SSA also determined that updating death information for nearly 19 million people “would have limited or no benefit to the administration of SSA programs and would be costly to implement.”
The Trump administration has not specified how it intends to solve the alleged proliferation of dead Social Security recipients.
“We are searching right now,” the president said during his March 4 Congressional address.
3. Staff cuts and office closures
As Musk and Trump rehash claims about millions of dead beneficiaries, real changes are taking place at the Social Security Administration that could impact everyday Americans.
More than 7,000 Social Security employees laid off
On Feb. 28, the SSA announced plans to cut 7,000 jobs — 12 percent of its 57,000-employee workforce — in order to comply with Trump’s executive order to reduce federal bloat.
The SSA has also offered all employees incentives to exit the agency, either through early retirement or voluntary separation incentives.
“The Trump administration’s plans to radically shrink the SSA workforce will seriously damage SSA’s ability to serve customers,” says Richman.
Other cuts to the administration are vividly detailed on the DOGE website.
As of March 6, the Social Security Administration ranked eighth on an “Agency Efficiency Leaderboard,” which orders agencies by total contract, grant and lease cancellations.

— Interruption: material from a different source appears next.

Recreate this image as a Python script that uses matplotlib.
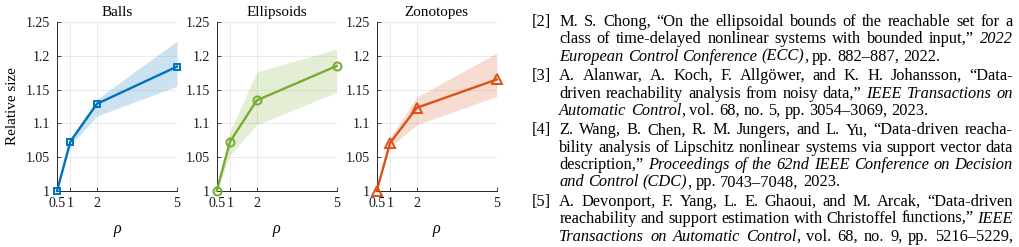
import matplotlib
matplotlib.use('Agg')
import matplotlib.pyplot as plt

plt.rcParams['font.family'] = ['Liberation Serif', 'DejaVu Serif']

# ---------------- data ----------------
rho = [0.5, 1, 2, 5]
xtick_labels = ['0.5', '1', '2', '5']
yticks = [1, 1.05, 1.1, 1.15, 1.2, 1.25]
ytick_labels = ['1', '1.05', '1.1', '1.15', '1.2', '1.25']
titles = ['Balls', 'Ellipsoids', 'Zonotopes']

balls_mean = [1.0, 1.073, 1.129, 1.184]
balls_lo = [1.0, 1.067, 1.111, 1.155]
balls_hi = [1.0, 1.079, 1.136, 1.222]

ell_mean = [1.0, 1.073, 1.134, 1.185]
ell_lo = [1.0, 1.053, 1.098, 1.146]
ell_hi = [1.0, 1.088, 1.176, 1.210]

zon_mean = [1.0, 1.071, 1.123, 1.165]
zon_lo = [1.0, 1.065, 1.098, 1.140]
zon_hi = [1.0, 1.079, 1.139, 1.204]

ref_labels = ['[2]', '[3]', '[4]', '[5]']
ref_lines = [
    [
        [('M. S. Chong, “On the ellipsoidal bounds of the reachable set for a', False)],
        [('class of time-delayed nonlinear systems with bounded input,” ', False), ('2022', True)],
        [('European Control Conference (ECC)', True), (', pp. 882–887, 2022.', False)],
    ],
    [
        [('A. Alanwar, A. Koch, F. Allgöwer, and K. H. Johansson, “Data-', False)],
        [('driven reachability analysis from noisy data,” ', False), ('IEEE Transactions on', True)],
        [('Automatic Control', True), (', vol. 68, no. 5, pp. 3054–3069, 2023.', False)],
    ],
    [
        [('Z. Wang, B. Chen, R. M. Jungers, and L. Yu, “Data-driven reacha-', False)],
        [('bility analysis of Lipschitz nonlinear systems via support vector data', False)],
        [('description,” ', False), ('Proceedings of the 62nd IEEE Conference on Decision', True)],
        [('and Control (CDC)', True), (', pp. 7043–7048, 2023.', False)],
    ],
    [
        [('A. Devonport, F. Yang, L. E. Ghaoui, and M. Arcak, “Data-driven', False)],
        [('reachability and support estimation with Christoffel functions,” ', False), ('IEEE', True)],
        [('Transactions on Automatic Control', True), (', vol. 68, no. 9, pp. 5216–5229,', False)],
    ],
]
ref_justify = [
    [True, True, False],
    [True, True, False],
    [True, True, True, False],
    [True, True, True],
]

# ---------------- figure ----------------
W, H = 1020, 247
fig = plt.figure(figsize=(W / 100, H / 100), dpi=100)

series = [
    (balls_mean, balls_lo, balls_hi, '#0072BD', 's', 5.0),
    (ell_mean, ell_lo, ell_hi, '#77AC30', 'o', 5.8),
    (zon_mean, zon_lo, zon_hi, '#D95319', '^', 7.0),
]
lefts = [57, 216.7, 376.7]
ax_w = 120
ax_bottom = 56
ax_h = 169
axc = '#262626'

for i, (mean, lo, hi, c, m, ms) in enumerate(series):
    ax = fig.add_axes([lefts[i] / W, ax_bottom / H, ax_w / W, ax_h / H])
    ax.fill_between(rho, lo, hi, color=c, alpha=0.2, lw=0)
    ax.plot(rho, mean, color=c, lw=1.7, marker=m, ms=ms, mfc='none', mew=1.4,
            clip_on=False, zorder=3)
    ax.set_xlim(0.5, 5)
    ax.set_ylim(1, 1.25)
    ax.set_xticks(rho, xtick_labels)
    ax.set_yticks(yticks, ytick_labels)
    ax.grid(True, color='#e6e6e6', lw=0.6)
    ax.set_axisbelow(True)
    for s in ['top', 'right']:
        ax.spines[s].set_visible(False)
    for s in ['left', 'bottom']:
        ax.spines[s].set_color(axc)
        ax.spines[s].set_linewidth(0.7)
    ax.tick_params(direction='in', length=3, width=0.6, color=axc,
                   labelsize=10, labelcolor='#1a1a1a')
    ax.tick_params(axis='x', pad=4)
    ax.tick_params(axis='y', pad=5)
    ax.set_title(titles[i], fontsize=10.9, pad=4)
    ax.set_xlabel('ρ', fontsize=11.5, style='italic', labelpad=8.5)
    if i == 0:
        ax.set_ylabel('Relative size', fontsize=10.9, labelpad=5)

# ---------------- references (justified text) ----------------
renderer = fig.canvas.get_renderer()


def text_width(s, italic, size):
    t = fig.text(0, 0, s, fontsize=size, style='italic' if italic else 'normal')
    w = t.get_window_extent(renderer).width
    t.remove()
    return w


# calibrate font size to the known width of one line
calib = [('European Control Conference (ECC)', True), (', pp. 882–887, 2022.', False)]
w10 = sum(text_width(s, it, 10) for s, it in calib)
fs = 10 * 378.0 / w10

space_w = text_width('n n', False, fs) - text_width('nn', False, fs)


def split_words(runs):
    words, cur = [], []
    for txt, it in runs:
        parts = txt.split(' ')
        for k, p in enumerate(parts):
            if k > 0 and cur:
                words.append(cur)
                cur = []
            if p:
                cur.append((p, it))
    if cur:
        words.append(cur)
    return words


x_label = 531.7
x0, x1 = 559.3, 1012.7
y = 26.0
line_skip = 17.4
ref_gap = 1.9

for r, lines in enumerate(ref_lines):
    fig.text(x_label / W, 1 - y / H, ref_labels[r], fontsize=fs, va='baseline')
    for li, runs in enumerate(lines):
        words = split_words(runs)
        widths = [[text_width(p, it, fs) for p, it in wd] for wd in words]
        total = sum(sum(ws) for ws in widths)
        if ref_justify[r][li] and len(words) > 1:
            gap = (x1 - x0 - total) / (len(words) - 1)
        else:
            gap = space_w
        x = x0
        for wd, ws in zip(words, widths):
            for (p, it), pw in zip(wd, ws):
                fig.text(x / W, 1 - y / H, p, fontsize=fs, va='baseline',
                         style='italic' if it else 'normal')
                x += pw
            x += gap
        y += line_skip
    y += ref_gap

fig.savefig('out.png', dpi=100)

Under the heading “Wall of Receipts,” entries for contacts and services eliminated within the Social Security Administration as of March 6 include:
- Contractor support services for the Next Generation Telephony Project, an initiative to improve telephone customer service. A May 2023 audit by the Inspector General described the project as “merging SSA’s three telephone systems into a single platform designed to be more efficient, stable and functional.”
- Implementation of a cybersecurity risk management program.

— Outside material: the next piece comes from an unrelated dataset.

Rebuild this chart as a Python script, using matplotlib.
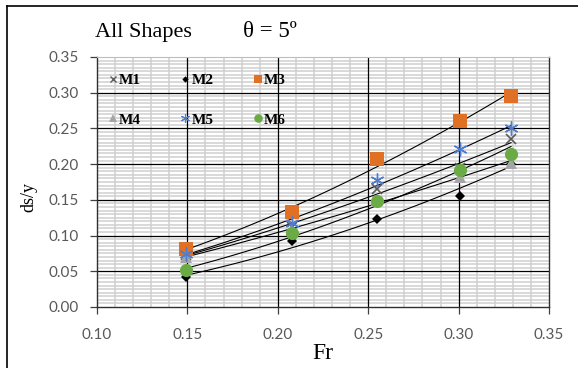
import numpy as np
import matplotlib
matplotlib.use("Agg")
import matplotlib.pyplot as plt
from matplotlib.lines import Line2D
from matplotlib.ticker import FixedLocator, FormatStrFormatter

# Data
fr = [0.149, 0.208, 0.255, 0.301, 0.329]
m1 = [0.073, 0.112, 0.165, 0.195, 0.235]
m2 = [0.042, 0.092, 0.123, 0.155, 0.200]
m3 = [0.081, 0.133, 0.207, 0.260, 0.296]
m4 = [0.070, 0.108, 0.150, 0.182, 0.202]
m5 = [0.074, 0.118, 0.178, 0.221, 0.251]
m6 = [0.052, 0.103, 0.148, 0.192, 0.214]
labels = ["M1", "M2", "M3", "M4", "M5", "M6"]
x_ticks = [0.10, 0.15, 0.20, 0.25, 0.30, 0.35]
y_ticks = [0.00, 0.05, 0.10, 0.15, 0.20, 0.25, 0.30, 0.35]

W, H = 578, 368
fig = plt.figure(figsize=(W / 100, H / 100), dpi=100)
ax = fig.add_axes([97 / W, 1 - 307 / H, (549 - 97) / W, (307 - 57) / H])

ax.set_xlim(0.10, 0.35)
ax.set_ylim(0.0, 0.35)
ax.xaxis.set_major_locator(FixedLocator(x_ticks))
ax.yaxis.set_major_locator(FixedLocator(y_ticks))
xminor = [v for v in np.round(np.arange(0.10, 0.3501, 0.01), 4) if round(v * 100) % 5 != 0]
yminor = [v for v in np.round(np.arange(0.0, 0.3501, 0.005), 4) if round(v * 1000) % 50 != 0]
ax.xaxis.set_minor_locator(FixedLocator(xminor))
ax.yaxis.set_minor_locator(FixedLocator(yminor))
ax.grid(which="minor", color="#cfcfcf", linewidth=1.1)
ax.set_axisbelow(True)
# major gridlines drawn above the minor ones
for v in x_ticks[1:-1]:
    ax.axvline(v, color="black", lw=0.9, zorder=1)
for v in y_ticks[1:-1]:
    ax.axhline(v, color="black", lw=0.9, zorder=1)

ax.tick_params(which="minor", length=0)
ax.tick_params(axis="x", which="major", direction="out", length=5, width=0.9, color="#404040",
               labelsize=11, labelcolor="#595959", pad=10)
ax.tick_params(axis="y", which="major", direction="out", length=5, width=0.9, color="#404040",
               labelsize=11, labelcolor="#595959", pad=8)
ax.xaxis.set_major_formatter(FormatStrFormatter("%.2f"))
ax.yaxis.set_major_formatter(FormatStrFormatter("%.2f"))
for lab in ax.get_xticklabels() + ax.get_yticklabels():
    lab.set_family("Lato")
for s in ["left", "bottom", "right"]:
    ax.spines[s].set_color("#303030")
    ax.spines[s].set_linewidth(1.0)
ax.spines["top"].set_color("#bdbdbd")

series = [m1, m2, m3, m4, m5, m6]
styles = [
    dict(marker="x", color="#595959", ms=7, mew=1.2),
    dict(marker="D", color="black", ms=5, mew=0),
    dict(marker="s", color="#e07124", ms=9.5, mew=0),
    dict(marker="^", color="#a5a5a5", ms=8, mew=0),
    dict(marker=(6, 2, 0), color="#4d7cd0", ms=10, mew=1.0),
    dict(marker="o", color="#6aab45", ms=9.5, mew=0),
]

x = np.array(fr)
for ys in series:
    y = np.array(ys)
    b, a = np.polyfit(np.log(x), np.log(y), 1)
    xx = np.linspace(x[0], x[-1], 100)
    ax.plot(xx, np.exp(a) * xx ** b, color="black", lw=0.8, zorder=3)

handles = []
for ys, st, lab in zip(series, styles, labels):
    ax.plot(fr, ys, linestyle="none", marker=st["marker"], color=st["color"],
            markersize=st["ms"], markeredgewidth=st["mew"], zorder=4)
    handles.append(Line2D([], [], linestyle="none", marker=st["marker"], color=st["color"],
                          markersize=st["ms"] * 0.65, markeredgewidth=st["mew"] * 0.8, label=lab))

order = [0, 3, 1, 4, 2, 5]
leg = ax.legend(handles=[handles[i] for i in order], ncol=3, loc="upper left",
                bbox_to_anchor=(0.025, 0.935),
                frameon=False, handlelength=0.6, handletextpad=0.1, columnspacing=2.6,
                labelspacing=1.7, borderaxespad=0, borderpad=0,
                prop={"family": "Liberation Serif", "weight": "bold", "size": 11})

ax.set_xlabel("Fr", family="Liberation Serif", fontsize=17, labelpad=1)
ax.set_ylabel("ds/y", family="Liberation Serif", fontsize=13)
ax.yaxis.set_label_coords((37 - 97) / 452, 0.44)

fig.text(95 / W, 1 - 37 / H, "All Shapes", family="Liberation Serif", fontsize=16, va="baseline")
fig.text(243 / W, 1 - 37 / H, "θ = 5º", family=["Liberation Serif", "DejaVu Serif"], fontsize=16.5, va="baseline")

# outer border (top and left)
fig.add_artist(Line2D([7 / W, 1.0], [1 - 6 / H, 1 - 6 / H], color="black", lw=1.2, transform=fig.transFigure))
fig.add_artist(Line2D([7 / W, 7 / W], [0.0, 1 - 6 / H], color="black", lw=1.2, transform=fig.transFigure))

fig.savefig("out.png", dpi=100)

- A service that helps make critical purchasing decisions for a range of agency hardware, including laptops, network equipment and servers.

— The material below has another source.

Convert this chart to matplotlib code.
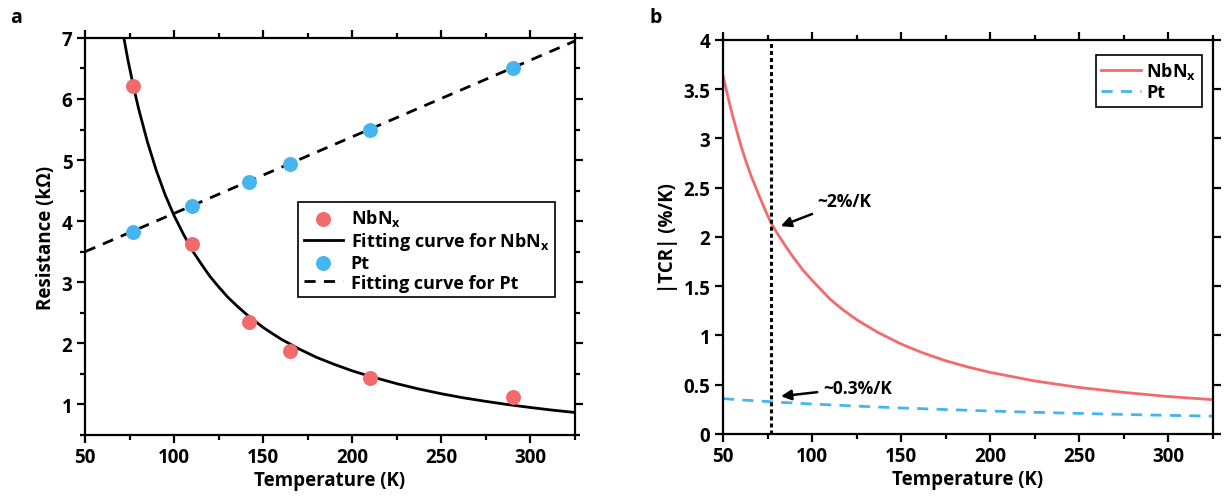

Dozens of Social Security offices slated to close
The real pullback is taking place at local field offices. The DOGE site lists lease terminations of 47 Social Security branch locations across the country as of March 6.
Offices have been closed or are in the process of closing in 24 states. Georgia leads the way with five office lease terminations, followed by Arkansas, North Carolina and Alabama at four each.
These field offices are the primary points of contact for in-person interactions with the public and perform essential functions for the SSA, like processing applications for benefits and verifying required documentation.
An estimated 119,128 people visited Social Security branch locations across the country in 2023, according to SSA data.
Some locations that have already closed, such as the Columbus, Ohio, and Las Vegas offices, relocated to nearby federal buildings. Others, like the office in Grand Junction, Colorado, came with this note on the DOGE website: “Termination details are still being finalized…The strategy is under development.”
But for many other cities and small towns, Social Security offices have simply shuttered, tagged with “True Termination” on the DOGE website.
Multiple branches were closed in rural areas like Montana, which is set to lose two of its seven offices.
That would leave some residents in remote areas more than 100 miles away from their nearest Social Security office. If the branch in Missoula, Montana, closes, for example, the next closest office in Butte is 126 miles away — a nearly two-hour drive.
The Social Security Administration has struggled with long wait times for years, and staffing is already at a 50-year low. From 2013 to 2023, Social Security beneficiaries increased 25 percent while SSA’s operating budgets decreased 17 percent, according to the American Federation of Government Employees, the union representing SSA field office workers.
Experts warn that more job cuts and branch closures will further gum up operations for everyday Americans.
“A reduced workforce will only exacerbate the long hold times on the agency’s 1-800 phone line and directly hurt beneficiaries and claimants who need access to one-on-one help,” says Richman.